宅建業法では、宅建業者に対し、宅地建物取引士に重要事項の説明を行わせるほかにも、宅地建物取引士の記名を義務付けています(宅建業法35条5項)。
なお、重要事項の説明内容については、宅建業者と宅地建物取引士の双方が責任を負います。

また、宅地建物取引士は、重要事項の説明をするときは、説明の相手方に対して、宅地建物取引士証を提示しなければなりません(宅建業法35条4項)。

宅建業者および宅地建物取引士が説明義務等に違反した場合には、罰則があります。
この罰則は宅建業法による責任(公法上の責任)ですが、私法上でも対依頼者との関係で善良なる管理者としての注意義務(善管注意義務)を負い、その内容の1つとして重要事項の説明義務を負います。
その結果、宅建業者や宅地建物取引士が民法上の損害賠償責任を負うことがあります。

重要事項説明書の電磁的方法による提供およびITを活用した重要事項説明

かつては、重要事項説明を行うにあたっては、宅地建物取引士が買主と直接面会し、重要事項を記載した書面を交付したうえ、重要事項説明書の内容を順次説明するという対面方法で行われることが必要とされていました。

もっとも、今般では、令和4年5月18日施行された宅建業法の改正に伴い、重要事項説明書の電磁的方法による提供およびITを活用した重要事項説明(いわゆるIT重説)が可能となりました。

重要事項説明書の電磁的方法による提供とは、重要事項説明書について紙に代えて、電子的に作成した書面を電子メールやWebからのダウンロード形式等を活用して電磁的方法により提供することを指します。
また、IT重説とは、テレビ会議等のITを活用して行う重要事項説明を指します。
なお、IT重説を実施する場合、パソコンやテレビ、タブレット等の端末の画像を利用して、対面と同様に説明を受け、あるいは質問を行える環境が必要となります。

重要事項説明書の電磁的方法による提供およびITを活用した重要事項説明を実施する際のルールや留意点等については、「重要事項説明書の電磁的方法による提供およびITを活用した重要事項説明実施マニュアル」(国土交通省 不動産・建設経済局 不動産業課 令和4年4月作成)に定められています。

参考:ITを活用した重要事項説明及び書面の電子化について【国土交通省】

終わりに

今回は、不動産売買契約の前に行われる重要事項説明について、お話し致しました。

先述しましたとおり、宅建業者に対して説明を義務付けている重要な事項は、宅建業法、宅地建物取引業法施行令および宅地建物取引業法施行規則に定められています。
しかし宅建業法35条は、あくまで、宅建業者が説明すべき事項のうち最小限度の重要事項を定型化して列挙しているにすぎません。
取引事情等によっては、決められた事項以外でも買主等が契約を締結するかどうかを判断するのに影響を与える重要事項があれば、調査のうえ説明すべきです。
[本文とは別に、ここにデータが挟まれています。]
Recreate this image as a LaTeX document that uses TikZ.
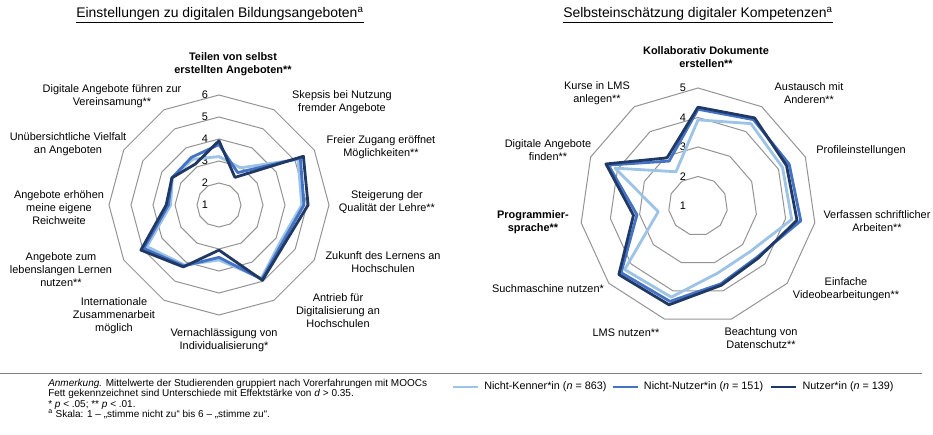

しかし、一方で、大量の事項を盛り込んで説明を行う場合は注意が必要です。
一般消費者の方が、一度の説明で理解・注意できる事項には限りがあると考えるべきでしょう。

どのように説明を行うべきか、宅建業者としても判断は難しいものですが、重要事項説明は、宅建業者が、購入者等に対して取引物件、取引条件等に関する正確な情報を調査(調査義務)したうえで、積極的にそれらの情報を提供して適切に説明する(説明義務)ことで、購入者等がこれらを十分に理解して契約締結の意思決定ができるようにすることにより、取引紛争を予防し、宅地建物の取引の公正を確保するという役割を果たすことが期待されていることを、忘れてはいけないでしょう。